(Saved entries)
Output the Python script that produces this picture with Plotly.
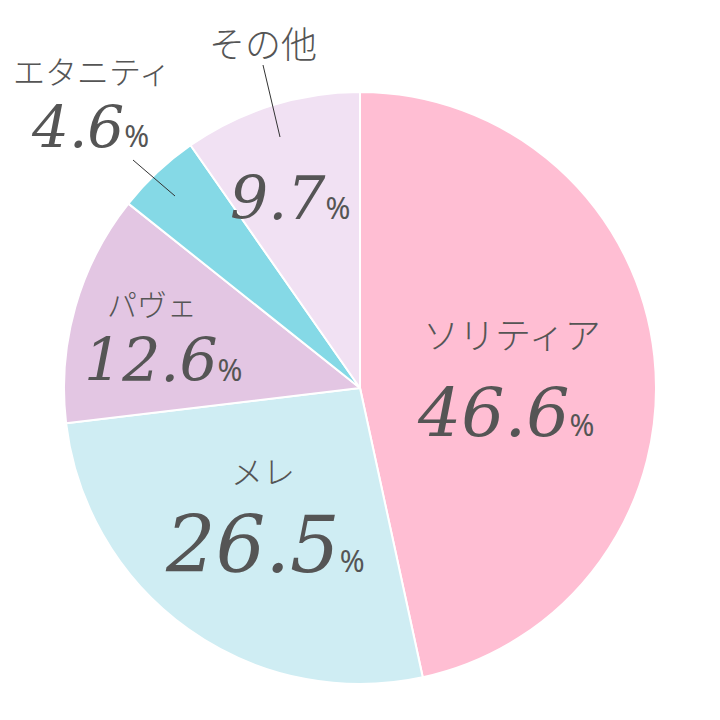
import plotly.graph_objects as go

categories = ["ソリティア", "メレ", "パヴェ", "エタニティ", "その他"]
values = [46.6, 26.5, 12.6, 4.6, 9.7]
colors = ["#FFBED3", "#CFEDF3", "#E3C6E3", "#85D9E6", "#F1E1F3"]

W = H = 720
OFF = 8  # page body margin
cx, cy, r = 360 - OFF, 388 - OFF, 296


def px(x):
    return (x - OFF) / W


def py(y):
    return 1 - (y - OFF) / H


fig = go.Figure(go.Pie(
    labels=categories, values=values, sort=False, direction="clockwise",
    rotation=0, marker=dict(colors=colors, line=dict(color="white", width=2)),
    textinfo="none", hoverinfo="label+percent", showlegend=False,
    domain=dict(x=[(cx - r) / W, (cx + r) / W], y=[1 - (cy + r) / H, 1 - (cy - r) / H]),
))

TXT = "#555555"
NUMFONT = "DejaVu Serif"
JPFONT = "Noto Sans CJK JP"

# label positions (pixels): (name_x, name_y, name_size, num_x, num_y, num_size)
pos = {
    "ソリティア": (512, 333, 36, 505, 412, 68),
    "メレ": (263, 470, 32, 265, 545, 78),
    "パヴェ": (152, 303, 30, 163, 360, 60),
    "エタニティ": (92, 70, 32, 90, 127, 58),
    "その他": (263, 42, 36, 290, 198, 60),
}

ann = []
for cat, val in zip(categories, values):
    nx, ny, ns, vx, vy, fs = pos[cat]
    ann.append(dict(x=px(nx), y=py(ny), xref="paper", yref="paper", showarrow=False,
                    xanchor="center", yanchor="middle",
                    text=cat, font=dict(family=JPFONT, size=ns, color=TXT, weight=300)))
    ann.append(dict(x=px(vx), y=py(vy), xref="paper", yref="paper", showarrow=False,
                    xanchor="center", yanchor="middle",
                    text=f"<i>{val}</i><span style='font-size:30px;font-family:Noto Sans'>%</span>",
                    font=dict(family=NUMFONT, size=fs, color=TXT)))

shapes = [
    dict(type="line", xref="paper", yref="paper", x0=px(133), y0=py(160), x1=px(175), y1=py(196),
         line=dict(color="#333333", width=1)),
    dict(type="line", xref="paper", yref="paper", x0=px(263), y0=py(65), x1=px(280), y1=py(137),
         line=dict(color="#333333", width=1)),
]

fig.update_layout(width=W, height=H, margin=dict(l=0, r=0, t=0, b=0),
                  paper_bgcolor="white", plot_bgcolor="white",
                  annotations=ann, shapes=shapes)
fig.write_html("out.html")
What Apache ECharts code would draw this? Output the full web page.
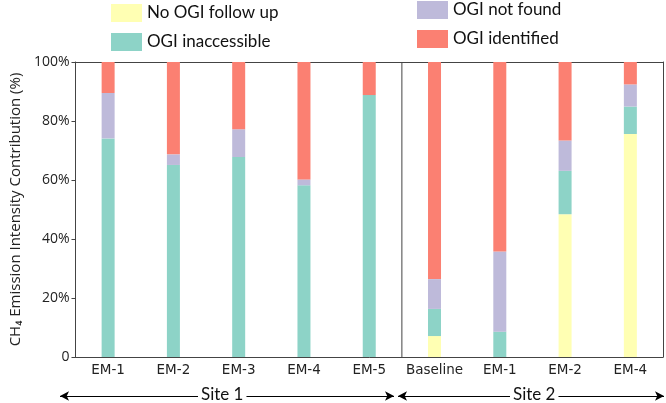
<!DOCTYPE html>
<html><head><meta charset="utf-8">
<script src="https://cdn.jsdelivr.net/npm/echarts@6/dist/echarts.min.js"></script>
<style>html,body{margin:0;padding:0;background:#fff}#c{width:666px;height:403px}</style>
</head><body><div id="c"></div>
<script>
const categories = ['EM-1','EM-2','EM-3','EM-4','EM-5','Baseline','EM-1 ','EM-2 ','EM-4 '];
const noFollowUp   = [0, 0, 0, 0, 0, 7.1, 0, 48.4, 75.6];
const inaccessible = [74.1, 65.1, 67.8, 58.2, 88.8, 9.2, 8.6, 14.7, 9.3];
const notFound     = [15.4, 3.6, 9.4, 2.0, 0, 10.1, 27.2, 10.3, 7.5];
const identified   = [10.5, 31.3, 22.8, 39.8, 11.2, 73.6, 64.2, 26.6, 7.6];
const yTicks = ['0','20%','40%','60%','80%','100%'];
const siteNames = ['Site 1','Site 2'];
const siteDivider = 5;

const chart = echarts.init(document.getElementById('c'));
const colors = {y:'#ffffb3', t:'#8dd3c7', p:'#bebada', r:'#fb8072'};
function bar(name, data, color){
  return {name, type:'bar', stack:'s', data, barWidth:13, itemStyle:{color}, emphasis:{disabled:true}};
}
const legendBase = {orient:'vertical', itemWidth:31, itemHeight:18, itemGap:11,
  textStyle:{fontFamily:'Lato', fontSize:17, color:'#111'}, icon:'rect', selectedMode:false};
chart.setOption({
  animation:false,
  grid:{left:63, right:3, top:62, bottom:46},
  legend:[
    Object.assign({}, legendBase, {left:106, top:-1, data:['No OGI follow up','OGI inaccessible']}),
    Object.assign({}, legendBase, {left:412, top:-4, data:['OGI not found','OGI identified']})
  ],
  xAxis:[
    {type:'category', data:categories,
     axisLine:{lineStyle:{color:'#444'}},
     axisTick:{alignWithLabel:true, interval:0, length:4, lineStyle:{color:'#444'}},
     axisLabel:{interval:0, fontFamily:'DejaVu Sans', fontSize:13.5, color:'#222', margin:6,
       formatter: v => v.trim()}},
    {type:'value', min:0, max:categories.length, show:false},
    {type:'category', position:'top', data:categories, axisLine:{lineStyle:{color:'#444'}},
     axisTick:{show:false}, axisLabel:{show:false}}
  ],
  yAxis:[
    {type:'value', min:0, max:100, interval:20,
     name:'CH\u2084 Emission Intensity Contribution (%)', nameLocation:'middle', nameGap:46,
     nameTextStyle:{fontFamily:'Open Sans', fontSize:15, color:'#222'},
     axisLine:{show:true, lineStyle:{color:'#444'}},
     axisTick:{show:true, length:4, lineStyle:{color:'#444'}},
     splitLine:{show:false},
     axisLabel:{fontFamily:'Open Sans', fontSize:14, color:'#222', margin:6,
       formatter: v => yTicks[Math.round(v/20)]}},
    {type:'value', min:0, max:100, position:'right', axisLine:{show:true, lineStyle:{color:'#444'}},
     axisTick:{show:false}, axisLabel:{show:false}, splitLine:{show:false}}
  ],
  series:[
    bar('No OGI follow up', noFollowUp, colors.y),
    bar('OGI inaccessible', inaccessible, colors.t),
    bar('OGI not found', notFound, colors.p),
    bar('OGI identified', identified, colors.r),
    {type:'line', xAxisIndex:1, data:[[siteDivider,0],[siteDivider,100]], symbol:'none',
     lineStyle:{color:'#444', width:1}, silent:true},
    {type:'line', data:[], silent:true,
     markLine:{silent:true, symbol:['arrow','arrow'], symbolSize:[7,9], label:{show:false},
       lineStyle:{color:'#000', width:1.2, type:'solid'},
       data:[
         [{x:60, y:396},{x:394, y:396}],
         [{x:398, y:396},{x:664, y:396}]
       ]}}
  ],
  graphic:[
    {type:'text', left:198, top:386, z:100, style:{text:siteNames[0], fontFamily:'Lato', fontSize:17, fill:'#111', backgroundColor:'#fff', padding:[0,3]}},
    {type:'text', left:510, top:386, z:100, style:{text:siteNames[1], fontFamily:'Lato', fontSize:17, fill:'#111', backgroundColor:'#fff', padding:[0,3]}}
  ]
});
</script></body></html>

▶ **Work instructions**:
Omit the pictures. Transcribe every record exactly.

▶ **Result for this task**:
Output the Python script that produces this picture with Plotly.
import plotly.graph_objects as go

categories = ["ソリティア", "メレ", "パヴェ", "エタニティ", "その他"]
values = [46.6, 26.5, 12.6, 4.6, 9.7]
colors = ["#FFBED3", "#CFEDF3", "#E3C6E3", "#85D9E6", "#F1E1F3"]

W = H = 720
OFF = 8  # page body margin
cx, cy, r = 360 - OFF, 388 - OFF, 296


def px(x):
    return (x - OFF) / W


def py(y):
    return 1 - (y - OFF) / H


fig = go.Figure(go.Pie(
    labels=categories, values=values, sort=False, direction="clockwise",
    rotation=0, marker=dict(colors=colors, line=dict(color="white", width=2)),
    textinfo="none", hoverinfo="label+percent", showlegend=False,
    domain=dict(x=[(cx - r) / W, (cx + r) / W], y=[1 - (cy + r) / H, 1 - (cy - r) / H]),
))

TXT = "#555555"
NUMFONT = "DejaVu Serif"
JPFONT = "Noto Sans CJK JP"

# label positions (pixels): (name_x, name_y, name_size, num_x, num_y, num_size)
pos = {
    "ソリティア": (512, 333, 36, 505, 412, 68),
    "メレ": (263, 470, 32, 265, 545, 78),
    "パヴェ": (152, 303, 30, 163, 360, 60),
    "エタニティ": (92, 70, 32, 90, 127, 58),
    "その他": (263, 42, 36, 290, 198, 60),
}

ann = []
for cat, val in zip(categories, values):
    nx, ny, ns, vx, vy, fs = pos[cat]
    ann.append(dict(x=px(nx), y=py(ny), xref="paper", yref="paper", showarrow=False,
                    xanchor="center", yanchor="middle",
                    text=cat, font=dict(family=JPFONT, size=ns, color=TXT, weight=300)))
    ann.append(dict(x=px(vx), y=py(vy), xref="paper", yref="paper", showarrow=False,
                    xanchor="center", yanchor="middle",
                    text=f"<i>{val}</i><span style='font-size:30px;font-family:Noto Sans'>%</span>",
                    font=dict(family=NUMFONT, size=fs, color=TXT)))

shapes = [
    dict(type="line", xref="paper", yref="paper", x0=px(133), y0=py(160), x1=px(175), y1=py(196),
         line=dict(color="#333333", width=1)),
    dict(type="line", xref="paper", yref="paper", x0=px(263), y0=py(65), x1=px(280), y1=py(137),
         line=dict(color="#333333", width=1)),
]

fig.update_layout(width=W, height=H, margin=dict(l=0, r=0, t=0, b=0),
                  paper_bgcolor="white", plot_bgcolor="white",
                  annotations=ann, shapes=shapes)
fig.write_html("out.html")
What Apache ECharts code would draw this? Output the full web page.
<!DOCTYPE html>
<html><head><meta charset="utf-8">
<script src="https://cdn.jsdelivr.net/npm/echarts@6/dist/echarts.min.js"></script>
<style>html,body{margin:0;padding:0;background:#fff}#c{width:666px;height:403px}</style>
</head><body><div id="c"></div>
<script>
const categories = ['EM-1','EM-2','EM-3','EM-4','EM-5','Baseline','EM-1 ','EM-2 ','EM-4 '];
const noFollowUp   = [0, 0, 0, 0, 0, 7.1, 0, 48.4, 75.6];
const inaccessible = [74.1, 65.1, 67.8, 58.2, 88.8, 9.2, 8.6, 14.7, 9.3];
const notFound     = [15.4, 3.6, 9.4, 2.0, 0, 10.1, 27.2, 10.3, 7.5];
const identified   = [10.5, 31.3, 22.8, 39.8, 11.2, 73.6, 64.2, 26.6, 7.6];
const yTicks = ['0','20%','40%','60%','80%','100%'];
const siteNames = ['Site 1','Site 2'];
const siteDivider = 5;

const chart = echarts.init(document.getElementById('c'));
const colors = {y:'#ffffb3', t:'#8dd3c7', p:'#bebada', r:'#fb8072'};
function bar(name, data, color){
  return {name, type:'bar', stack:'s', data, barWidth:13, itemStyle:{color}, emphasis:{disabled:true}};
}
const legendBase = {orient:'vertical', itemWidth:31, itemHeight:18, itemGap:11,
  textStyle:{fontFamily:'Lato', fontSize:17, color:'#111'}, icon:'rect', selectedMode:false};
chart.setOption({
  animation:false,
  grid:{left:63, right:3, top:62, bottom:46},
  legend:[
    Object.assign({}, legendBase, {left:106, top:-1, data:['No OGI follow up','OGI inaccessible']}),
    Object.assign({}, legendBase, {left:412, top:-4, data:['OGI not found','OGI identified']})
  ],
  xAxis:[
    {type:'category', data:categories,
     axisLine:{lineStyle:{color:'#444'}},
     axisTick:{alignWithLabel:true, interval:0, length:4, lineStyle:{color:'#444'}},
     axisLabel:{interval:0, fontFamily:'DejaVu Sans', fontSize:13.5, color:'#222', margin:6,
       formatter: v => v.trim()}},
    {type:'value', min:0, max:categories.length, show:false},
    {type:'category', position:'top', data:categories, axisLine:{lineStyle:{color:'#444'}},
     axisTick:{show:false}, axisLabel:{show:false}}
  ],
  yAxis:[
    {type:'value', min:0, max:100, interval:20,
     name:'CH\u2084 Emission Intensity Contribution (%)', nameLocation:'middle', nameGap:46,
     nameTextStyle:{fontFamily:'Open Sans', fontSize:15, color:'#222'},
     axisLine:{show:true, lineStyle:{color:'#444'}},
     axisTick:{show:true, length:4, lineStyle:{color:'#444'}},
     splitLine:{show:false},
     axisLabel:{fontFamily:'Open Sans', fontSize:14, color:'#222', margin:6,
       formatter: v => yTicks[Math.round(v/20)]}},
    {type:'value', min:0, max:100, position:'right', axisLine:{show:true, lineStyle:{color:'#444'}},
     axisTick:{show:false}, axisLabel:{show:false}, splitLine:{show:false}}
  ],
  series:[
    bar('No OGI follow up', noFollowUp, colors.y),
    bar('OGI inaccessible', inaccessible, colors.t),
    bar('OGI not found', notFound, colors.p),
    bar('OGI identified', identified, colors.r),
    {type:'line', xAxisIndex:1, data:[[siteDivider,0],[siteDivider,100]], symbol:'none',
     lineStyle:{color:'#444', width:1}, silent:true},
    {type:'line', data:[], silent:true,
     markLine:{silent:true, symbol:['arrow','arrow'], symbolSize:[7,9], label:{show:false},
       lineStyle:{color:'#000', width:1.2, type:'solid'},
       data:[
         [{x:60, y:396},{x:394, y:396}],
         [{x:398, y:396},{x:664, y:396}]
       ]}}
  ],
  graphic:[
    {type:'text', left:198, top:386, z:100, style:{text:siteNames[0], fontFamily:'Lato', fontSize:17, fill:'#111', backgroundColor:'#fff', padding:[0,3]}},
    {type:'text', left:510, top:386, z:100, style:{text:siteNames[1], fontFamily:'Lato', fontSize:17, fill:'#111', backgroundColor:'#fff', padding:[0,3]}}
  ]
});
</script></body></html>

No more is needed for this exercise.